One option, which Gabriel Zucman of the Paris School of Economics advocates, would be to tie “market access for foreign multinationals and billionaires to fair taxation.” This would ensure that those who “benefit the most from globalization” bear the costs of the “economic conflict” Trump has created, transforming a “battle between countries” into “one between consumers and oligarchs.”
Kenneth Jacobs, Senior Chairman of Lazard, highlights another “overlooked weapon” that countries running trade surpluses with the US could employ: a tax on the purchase of dollar-denominated securities issued by the US government or US firms. While such a policy – or even a “more subtle foreign dollar-reserve” strategy – would carry high costs for these countries, the costs for the US would be “far greater,” and “emerge much faster.”
In a sense, this approach would amount to calling the Trump administration’s bluff. As the University of Chicago’s Raghuram G. Rajan explains, the newly confirmed chair of Trump’s Council of Economic Advisers has argued that tariffs are warranted, because “exorbitant” global demand for US financial assets has made the dollar too strong for US exporters to compete, fueling a persistent trade deficit. Tellingly, however, even those who make this argument balk at giving up the “burden” that the dollar’s attractiveness supposedly represents.

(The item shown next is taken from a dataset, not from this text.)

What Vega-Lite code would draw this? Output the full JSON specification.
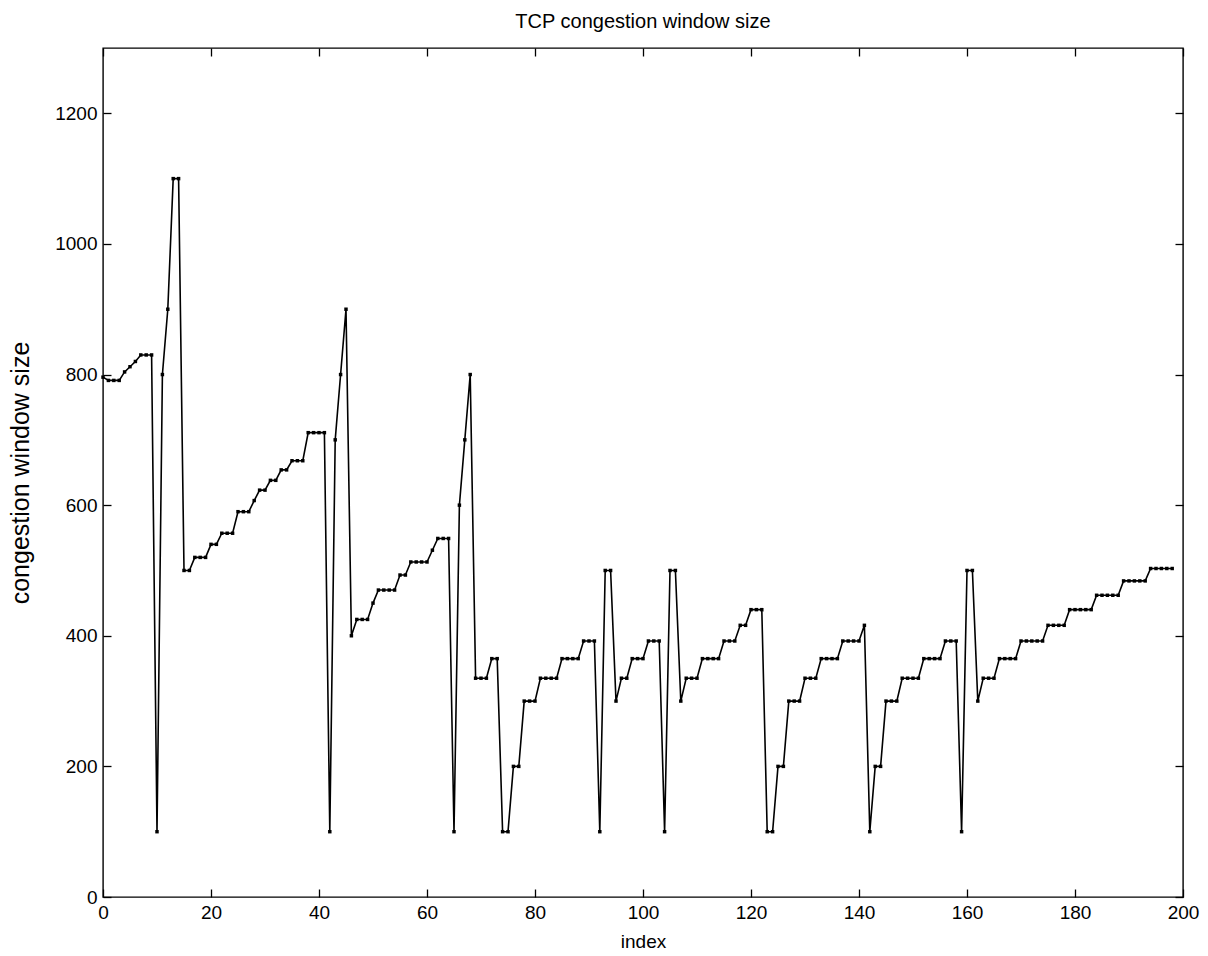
{
  "$schema": "https://vega.github.io/schema/vega-lite/v6.json",
  "width": 1080,
  "height": 849,
  "autosize": {"type": "none"},
  "padding": {"left": 103, "top": 48, "right": 25, "bottom": 59},
  "background": "white",
  "config": {
    "font": "Liberation Sans",
    "view": {"stroke": "black", "strokeWidth": 1.4},
    "axis": {"grid": false, "domain": false, "tickColor": "black", "labelColor": "black", "titleColor": "black", "labelFont": "Liberation Sans", "titleFont": "Liberation Sans", "labelFontSize": 19, "titleFontSize": 19, "titleFontWeight": "normal", "tickWidth": 1.3, "tickSize": 8, "offset": -8}
  },
  "title": {"text": "TCP congestion window size", "fontSize": 20, "fontWeight": "normal", "font": "Liberation Sans", "color": "black", "anchor": "middle", "offset": 15},
  "data": {"values": [
    {"i":0,"w":796},{"i":1,"w":791},{"i":2,"w":791},{"i":3,"w":791},{"i":4,"w":804},{"i":5,"w":812},{"i":6,"w":820},{"i":7,"w":830},{"i":8,"w":830},{"i":9,"w":830},
    {"i":10,"w":100},{"i":11,"w":800},{"i":12,"w":900},{"i":13,"w":1100},{"i":14,"w":1100},{"i":15,"w":500},{"i":16,"w":500},{"i":17,"w":520},{"i":18,"w":520},{"i":19,"w":520},
    {"i":20,"w":540},{"i":21,"w":540},{"i":22,"w":557},{"i":23,"w":557},{"i":24,"w":557},{"i":25,"w":590},{"i":26,"w":590},{"i":27,"w":590},{"i":28,"w":607},{"i":29,"w":623},
    {"i":30,"w":623},{"i":31,"w":638},{"i":32,"w":638},{"i":33,"w":654},{"i":34,"w":654},{"i":35,"w":668},{"i":36,"w":668},{"i":37,"w":668},{"i":38,"w":711},{"i":39,"w":711},
    {"i":40,"w":711},{"i":41,"w":711},{"i":42,"w":100},{"i":43,"w":700},{"i":44,"w":800},{"i":45,"w":900},{"i":46,"w":400},{"i":47,"w":425},{"i":48,"w":425},{"i":49,"w":425},
    {"i":50,"w":450},{"i":51,"w":470},{"i":52,"w":470},{"i":53,"w":470},{"i":54,"w":470},{"i":55,"w":493},{"i":56,"w":493},{"i":57,"w":513},{"i":58,"w":513},{"i":59,"w":513},
    {"i":60,"w":513},{"i":61,"w":531},{"i":62,"w":549},{"i":63,"w":549},{"i":64,"w":549},{"i":65,"w":100},{"i":66,"w":600},{"i":67,"w":700},{"i":68,"w":800},{"i":69,"w":335},
    {"i":70,"w":335},{"i":71,"w":335},{"i":72,"w":365},{"i":73,"w":365},{"i":74,"w":100},{"i":75,"w":100},{"i":76,"w":200},{"i":77,"w":200},{"i":78,"w":300},{"i":79,"w":300},
    {"i":80,"w":300},{"i":81,"w":335},{"i":82,"w":335},{"i":83,"w":335},{"i":84,"w":335},{"i":85,"w":365},{"i":86,"w":365},{"i":87,"w":365},{"i":88,"w":365},{"i":89,"w":392},
    {"i":90,"w":392},{"i":91,"w":392},{"i":92,"w":100},{"i":93,"w":500},{"i":94,"w":500},{"i":95,"w":300},{"i":96,"w":335},{"i":97,"w":335},{"i":98,"w":365},{"i":99,"w":365},
    {"i":100,"w":365},{"i":101,"w":392},{"i":102,"w":392},{"i":103,"w":392},{"i":104,"w":100},{"i":105,"w":500},{"i":106,"w":500},{"i":107,"w":300},{"i":108,"w":335},{"i":109,"w":335},
    {"i":110,"w":335},{"i":111,"w":365},{"i":112,"w":365},{"i":113,"w":365},{"i":114,"w":365},{"i":115,"w":392},{"i":116,"w":392},{"i":117,"w":392},{"i":118,"w":416},{"i":119,"w":416},
    {"i":120,"w":440},{"i":121,"w":440},{"i":122,"w":440},{"i":123,"w":100},{"i":124,"w":100},{"i":125,"w":200},{"i":126,"w":200},{"i":127,"w":300},{"i":128,"w":300},{"i":129,"w":300},
    {"i":130,"w":335},{"i":131,"w":335},{"i":132,"w":335},{"i":133,"w":365},{"i":134,"w":365},{"i":135,"w":365},{"i":136,"w":365},{"i":137,"w":392},{"i":138,"w":392},{"i":139,"w":392},
    {"i":140,"w":392},{"i":141,"w":416},{"i":142,"w":100},{"i":143,"w":200},{"i":144,"w":200},{"i":145,"w":300},{"i":146,"w":300},{"i":147,"w":300},{"i":148,"w":335},{"i":149,"w":335},
    {"i":150,"w":335},{"i":151,"w":335},{"i":152,"w":365},{"i":153,"w":365},{"i":154,"w":365},{"i":155,"w":365},{"i":156,"w":392},{"i":157,"w":392},{"i":158,"w":392},{"i":159,"w":100},
    {"i":160,"w":500},{"i":161,"w":500},{"i":162,"w":300},{"i":163,"w":335},{"i":164,"w":335},{"i":165,"w":335},{"i":166,"w":365},{"i":167,"w":365},{"i":168,"w":365},{"i":169,"w":365},
    {"i":170,"w":392},{"i":171,"w":392},{"i":172,"w":392},{"i":173,"w":392},{"i":174,"w":392},{"i":175,"w":416},{"i":176,"w":416},{"i":177,"w":416},{"i":178,"w":416},{"i":179,"w":440},
    {"i":180,"w":440},{"i":181,"w":440},{"i":182,"w":440},{"i":183,"w":440},{"i":184,"w":462},{"i":185,"w":462},{"i":186,"w":462},{"i":187,"w":462},{"i":188,"w":462},{"i":189,"w":484},
    {"i":190,"w":484},{"i":191,"w":484},{"i":192,"w":484},{"i":193,"w":484},{"i":194,"w":503},{"i":195,"w":503},{"i":196,"w":503},{"i":197,"w":503},{"i":198,"w":503}
  ]},
  "layer": [
    {
      "mark": {"type": "line", "color": "black", "strokeWidth": 1.6, "point": {"filled": true, "color": "black", "size": 12, "shape": "square"}},
      "encoding": {
        "x": {"field": "i", "type": "quantitative", "scale": {"domain": [0, 200], "nice": false, "zero": false}, "axis": {"orient": "bottom", "title": "index", "values": [0,20,40,60,80,100,120,140,160,180,200], "labelPadding": 6, "titlePadding": 10, "labelFlush": false, "format": "d"}},
        "y": {"field": "w", "type": "quantitative", "scale": {"domain": [0, 1300], "nice": false}, "axis": {"orient": "left", "title": "congestion window size", "titleFontSize": 25, "values": [0,200,400,600,800,1000,1200], "labelPadding": 6, "titlePadding": 21, "format": "d", "labelFlush": false}}
      }
    },
    {
      "mark": {"type": "line", "opacity": 0},
      "encoding": {
        "x": {"field": "i", "type": "quantitative", "axis": {"orient": "top", "title": null, "labels": false, "values": [0,20,40,60,80,100,120,140,160,180,200]}},
        "y": {"field": "w", "type": "quantitative", "axis": {"orient": "right", "title": null, "labels": false, "values": [0,200,400,600,800,1000,1200]}}
      }
    }
  ],
  "resolve": {"axis": {"x": "independent", "y": "independent"}}
}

Yet that is precisely where Trump’s trade wars – together with his establishment of a “digital gold” Bitcoin reserve – may lead, warns the University of Toronto’s Carla Norrlöf. If the Trump administration’s conviction that countries will pay any price to maintain access to the US market turns out to be wrong, the global dominance of the US dollar, and “all the advantages it confers,” could be “lost indefinitely.”